I got plenty of nothin’,
And nothin’s plenty for me.
And nothin’s plenty for me.
About This Quote
These lines are from the song “I Got Plenty o’ Nuttin’,” with lyrics by Ira Gershwin and music by George Gershwin, written for the 1935 folk opera Porgy and Bess. Sung by Porgy, a disabled beggar living in the impoverished Black community of Catfish Row in Charleston, South Carolina, the number comes after he has found a measure of happiness and security through his relationship with Bess. In the midst of material deprivation, the song functions as a buoyant declaration of contentment and emotional sufficiency, contrasting the characters’ harsh social realities with a moment of exuberant self-affirmation.
Interpretation
The couplet turns poverty into paradox: “nothin’” becomes “plenty” when measured by inner freedom rather than possessions. Porgy’s voice insists that dignity and joy can exist outside economic wealth, reframing lack as liberation from worry, envy, and social striving.
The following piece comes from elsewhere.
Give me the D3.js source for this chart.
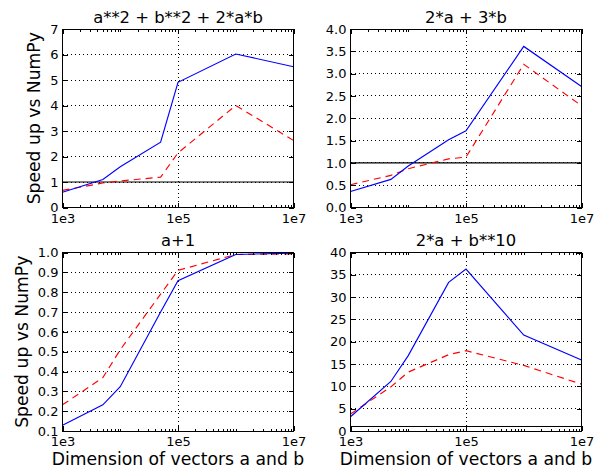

At the same time, the line can be read as bittersweet or ironic within the opera’s broader arc: the characters’ precarious lives are shaped by forces—racism, violence, addiction, exploitation—that optimism alone cannot overcome. The lyric’s power lies in this tension between genuine resilience and the fragility of the happiness it celebrates.
Source
“I Got Plenty o’ Nuttin’,” in Porgy and Bess (1935), music by George Gershwin, lyrics by Ira Gershwin and DuBose Heyward.